A China ainda precisa fazer um progresso significativo para se tornar uma economia de consumo. Os chineses trabalham longas horas e poupam uma quantia considerável de sua renda. Em setembro de 2024, a semana média de trabalho na China era de 48,6 horas, em comparação com 41,7 horas na Índia, 34,3 horas nos Estados Unidos e 31,2 horas na França. Além disso, a taxa de poupança bruta da China era de 44,3%.

O inadequado sistema de aposentadoria também diminui os gastos com consumo das gerações mais velhas.

Um recente relatório do Rhodium Group confirma vários fatores que fazem com que os chineses sejam grandes poupadores em vez de grandes gastadores, como baixos níveis de renda familiar e uma distribuição de renda altamente desigual.

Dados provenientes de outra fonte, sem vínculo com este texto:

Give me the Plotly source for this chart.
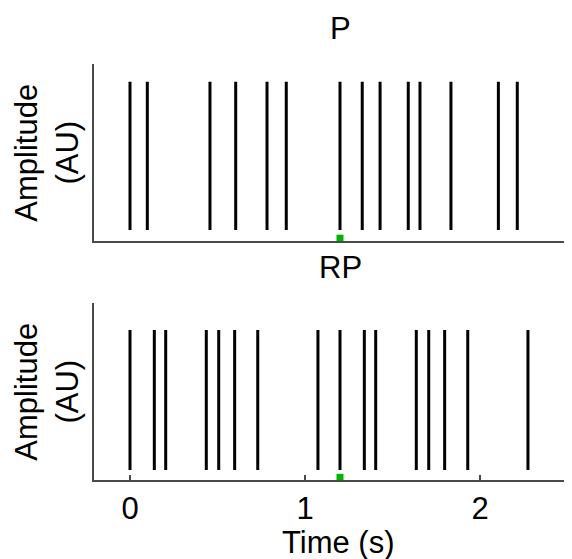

O Rhodium Group não vê soluções políticas rápidas para o ritmo lento de crescimento do consumo das famílias na China, mas pede transferências fiscais para as famílias de baixa renda e a reestruturação da economia para aliviar o problema.

“É improvável que a redução das taxas de poupança, por si só, aumente significativamente os gastos gerais, dados os baixos níveis de poupança entre as famílias de baixa renda”, de acordo com o relatório.